Task directions - Stop at the line containing "plt.rcParams['font.family'] = ['Liberation": write out every line from the beginning of the entries up to and including it, minus the pictures.

Material for this task -
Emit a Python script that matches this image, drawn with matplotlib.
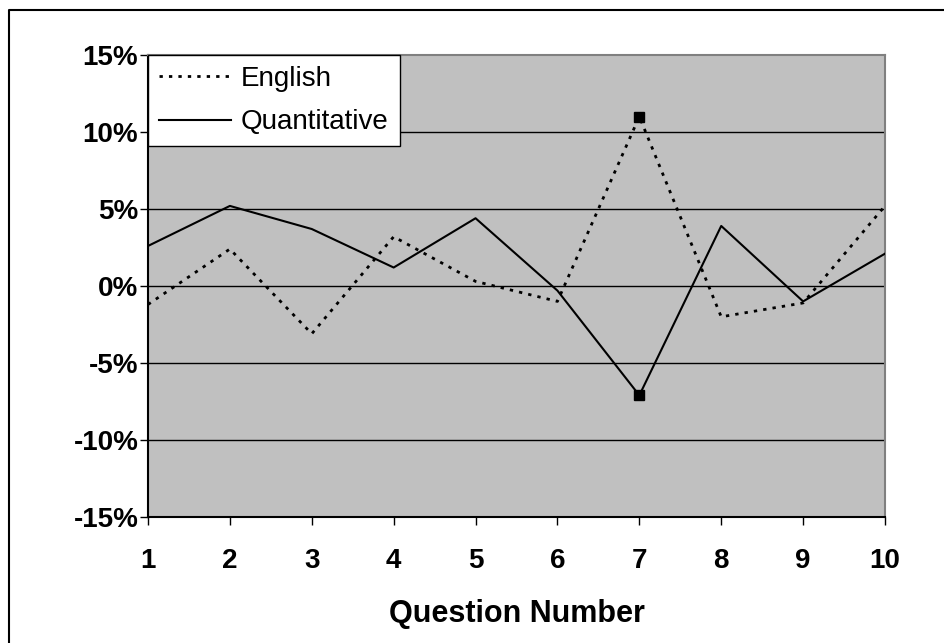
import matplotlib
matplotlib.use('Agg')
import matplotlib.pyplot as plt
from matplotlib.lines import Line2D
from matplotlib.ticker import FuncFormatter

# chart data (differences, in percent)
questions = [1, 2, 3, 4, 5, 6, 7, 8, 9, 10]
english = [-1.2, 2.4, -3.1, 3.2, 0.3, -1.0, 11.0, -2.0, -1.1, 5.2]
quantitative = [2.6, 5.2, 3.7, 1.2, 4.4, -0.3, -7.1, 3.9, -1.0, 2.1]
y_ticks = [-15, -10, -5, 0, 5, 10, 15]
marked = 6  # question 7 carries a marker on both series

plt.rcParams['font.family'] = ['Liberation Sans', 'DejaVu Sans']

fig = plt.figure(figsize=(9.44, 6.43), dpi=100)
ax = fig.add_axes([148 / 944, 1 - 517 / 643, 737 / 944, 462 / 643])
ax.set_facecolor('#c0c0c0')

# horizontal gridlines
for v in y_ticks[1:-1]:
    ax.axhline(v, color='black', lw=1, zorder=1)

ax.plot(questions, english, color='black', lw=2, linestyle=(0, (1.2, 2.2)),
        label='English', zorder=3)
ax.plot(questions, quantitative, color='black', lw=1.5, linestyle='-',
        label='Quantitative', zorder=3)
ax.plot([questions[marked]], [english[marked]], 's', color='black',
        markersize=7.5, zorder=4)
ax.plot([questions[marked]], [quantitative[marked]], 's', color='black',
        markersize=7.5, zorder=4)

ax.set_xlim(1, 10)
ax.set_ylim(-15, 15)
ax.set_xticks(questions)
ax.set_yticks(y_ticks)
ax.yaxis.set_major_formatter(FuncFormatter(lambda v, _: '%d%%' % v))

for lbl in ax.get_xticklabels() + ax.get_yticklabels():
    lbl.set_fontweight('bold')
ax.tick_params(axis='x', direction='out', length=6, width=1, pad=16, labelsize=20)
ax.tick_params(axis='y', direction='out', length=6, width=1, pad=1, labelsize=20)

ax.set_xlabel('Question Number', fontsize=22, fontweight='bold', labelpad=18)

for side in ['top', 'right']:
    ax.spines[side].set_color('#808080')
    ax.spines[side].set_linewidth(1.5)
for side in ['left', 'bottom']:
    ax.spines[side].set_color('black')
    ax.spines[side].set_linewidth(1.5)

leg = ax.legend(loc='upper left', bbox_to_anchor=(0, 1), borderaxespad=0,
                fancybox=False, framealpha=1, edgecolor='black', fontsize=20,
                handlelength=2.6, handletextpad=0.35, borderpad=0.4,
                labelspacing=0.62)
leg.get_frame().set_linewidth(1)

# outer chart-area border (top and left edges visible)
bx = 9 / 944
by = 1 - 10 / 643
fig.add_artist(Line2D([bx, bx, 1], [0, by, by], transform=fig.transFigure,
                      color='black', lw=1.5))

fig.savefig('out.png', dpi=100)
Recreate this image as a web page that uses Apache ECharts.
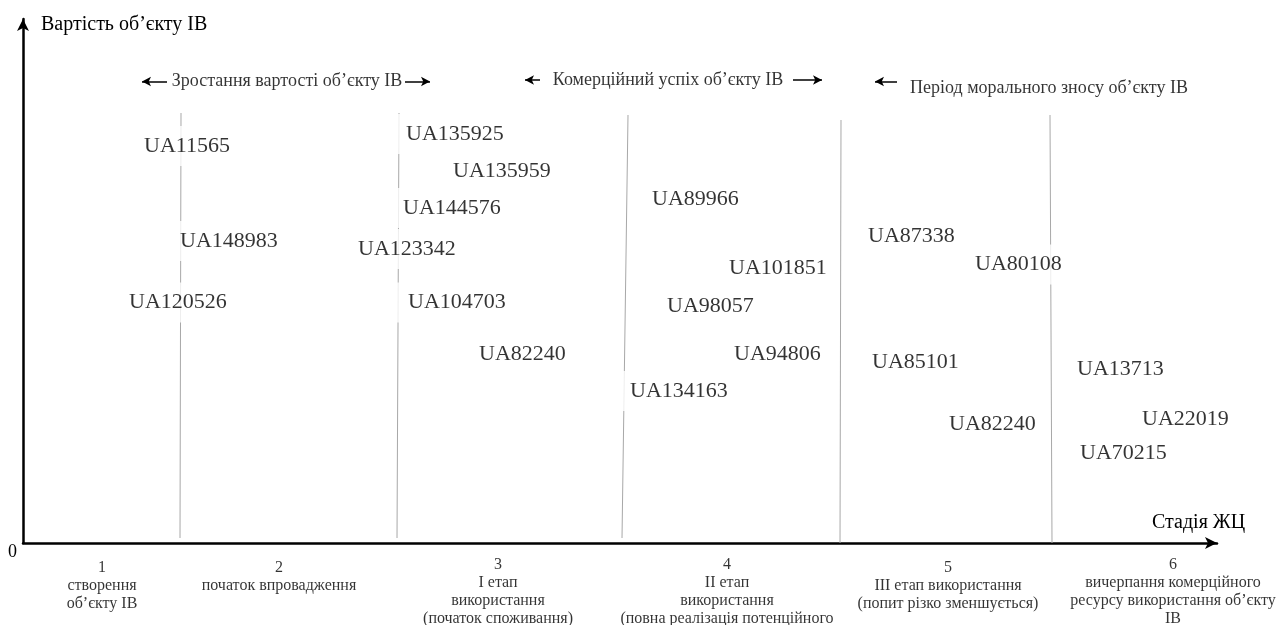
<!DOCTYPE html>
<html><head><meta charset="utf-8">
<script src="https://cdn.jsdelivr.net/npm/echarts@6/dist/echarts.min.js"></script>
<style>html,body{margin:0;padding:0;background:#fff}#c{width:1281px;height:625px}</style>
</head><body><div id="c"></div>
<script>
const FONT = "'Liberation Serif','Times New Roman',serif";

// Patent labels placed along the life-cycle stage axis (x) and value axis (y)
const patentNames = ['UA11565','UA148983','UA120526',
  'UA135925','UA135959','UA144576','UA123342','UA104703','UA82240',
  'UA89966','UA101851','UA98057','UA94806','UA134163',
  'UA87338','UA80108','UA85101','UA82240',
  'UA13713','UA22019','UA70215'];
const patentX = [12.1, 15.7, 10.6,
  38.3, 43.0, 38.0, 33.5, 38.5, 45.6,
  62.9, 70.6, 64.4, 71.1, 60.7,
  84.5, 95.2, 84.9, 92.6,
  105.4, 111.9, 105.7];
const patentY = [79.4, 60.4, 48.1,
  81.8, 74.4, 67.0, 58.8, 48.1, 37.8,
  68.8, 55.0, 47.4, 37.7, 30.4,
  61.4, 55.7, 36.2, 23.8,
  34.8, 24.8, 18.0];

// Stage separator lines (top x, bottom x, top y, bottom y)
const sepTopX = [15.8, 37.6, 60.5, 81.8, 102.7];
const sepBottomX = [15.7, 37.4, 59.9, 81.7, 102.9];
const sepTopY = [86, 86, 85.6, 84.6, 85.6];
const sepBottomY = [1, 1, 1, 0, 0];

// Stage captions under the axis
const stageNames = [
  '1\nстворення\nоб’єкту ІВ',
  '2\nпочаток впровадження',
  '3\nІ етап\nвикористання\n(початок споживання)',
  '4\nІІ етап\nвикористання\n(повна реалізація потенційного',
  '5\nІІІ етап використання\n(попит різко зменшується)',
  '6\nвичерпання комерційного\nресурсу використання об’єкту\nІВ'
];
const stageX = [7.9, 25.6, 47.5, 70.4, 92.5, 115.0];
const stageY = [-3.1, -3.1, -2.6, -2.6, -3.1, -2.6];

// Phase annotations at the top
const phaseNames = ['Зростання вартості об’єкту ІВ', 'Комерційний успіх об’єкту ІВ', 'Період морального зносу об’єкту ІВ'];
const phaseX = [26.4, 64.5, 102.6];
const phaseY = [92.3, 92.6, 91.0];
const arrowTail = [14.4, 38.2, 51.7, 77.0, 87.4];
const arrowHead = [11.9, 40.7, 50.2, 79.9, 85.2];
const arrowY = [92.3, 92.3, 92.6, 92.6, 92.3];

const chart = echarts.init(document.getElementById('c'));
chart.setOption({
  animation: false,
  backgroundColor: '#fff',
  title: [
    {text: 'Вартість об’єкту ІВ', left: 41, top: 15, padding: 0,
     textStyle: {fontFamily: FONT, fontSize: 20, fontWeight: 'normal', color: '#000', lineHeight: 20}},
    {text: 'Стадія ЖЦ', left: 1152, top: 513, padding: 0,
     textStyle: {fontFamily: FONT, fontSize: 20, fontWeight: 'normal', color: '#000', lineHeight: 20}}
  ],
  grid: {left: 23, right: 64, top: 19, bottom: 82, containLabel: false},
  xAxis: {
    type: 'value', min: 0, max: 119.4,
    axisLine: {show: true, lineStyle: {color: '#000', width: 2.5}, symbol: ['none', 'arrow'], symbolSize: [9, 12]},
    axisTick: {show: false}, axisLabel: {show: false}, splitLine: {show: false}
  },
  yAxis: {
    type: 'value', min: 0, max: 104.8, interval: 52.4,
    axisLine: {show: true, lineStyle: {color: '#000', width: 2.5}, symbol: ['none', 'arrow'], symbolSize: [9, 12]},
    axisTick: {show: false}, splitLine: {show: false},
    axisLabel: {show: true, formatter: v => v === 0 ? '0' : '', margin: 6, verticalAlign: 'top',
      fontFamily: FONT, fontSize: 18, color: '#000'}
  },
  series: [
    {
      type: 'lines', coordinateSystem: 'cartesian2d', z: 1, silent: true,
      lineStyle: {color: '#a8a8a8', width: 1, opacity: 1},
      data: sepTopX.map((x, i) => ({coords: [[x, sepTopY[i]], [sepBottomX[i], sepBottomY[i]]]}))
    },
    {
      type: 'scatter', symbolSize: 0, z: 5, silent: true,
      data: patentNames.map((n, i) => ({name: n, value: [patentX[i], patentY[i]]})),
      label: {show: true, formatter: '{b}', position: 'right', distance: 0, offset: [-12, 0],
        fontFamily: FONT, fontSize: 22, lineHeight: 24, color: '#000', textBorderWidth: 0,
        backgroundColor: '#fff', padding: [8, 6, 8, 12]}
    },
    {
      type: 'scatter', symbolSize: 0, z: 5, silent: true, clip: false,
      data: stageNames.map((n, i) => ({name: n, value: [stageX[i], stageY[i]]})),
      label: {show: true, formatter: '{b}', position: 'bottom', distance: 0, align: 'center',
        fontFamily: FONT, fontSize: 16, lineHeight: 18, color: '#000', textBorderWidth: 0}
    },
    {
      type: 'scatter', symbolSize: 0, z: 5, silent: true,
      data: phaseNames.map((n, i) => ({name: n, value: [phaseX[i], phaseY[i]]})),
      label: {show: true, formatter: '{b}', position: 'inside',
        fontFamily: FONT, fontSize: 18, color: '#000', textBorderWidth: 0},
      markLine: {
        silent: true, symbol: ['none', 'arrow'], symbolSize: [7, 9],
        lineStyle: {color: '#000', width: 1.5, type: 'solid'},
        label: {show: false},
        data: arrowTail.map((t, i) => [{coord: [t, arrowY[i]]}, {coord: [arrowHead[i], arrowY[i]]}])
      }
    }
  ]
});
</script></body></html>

Result for this exercise -
Emit a Python script that matches this image, drawn with matplotlib.
import matplotlib
matplotlib.use('Agg')
import matplotlib.pyplot as plt
from matplotlib.lines import Line2D
from matplotlib.ticker import FuncFormatter

# chart data (differences, in percent)
questions = [1, 2, 3, 4, 5, 6, 7, 8, 9, 10]
english = [-1.2, 2.4, -3.1, 3.2, 0.3, -1.0, 11.0, -2.0, -1.1, 5.2]
quantitative = [2.6, 5.2, 3.7, 1.2, 4.4, -0.3, -7.1, 3.9, -1.0, 2.1]
y_ticks = [-15, -10, -5, 0, 5, 10, 15]
marked = 6  # question 7 carries a marker on both series

plt.rcParams['font.family'] = ['Liberation Sans', 'DejaVu Sans']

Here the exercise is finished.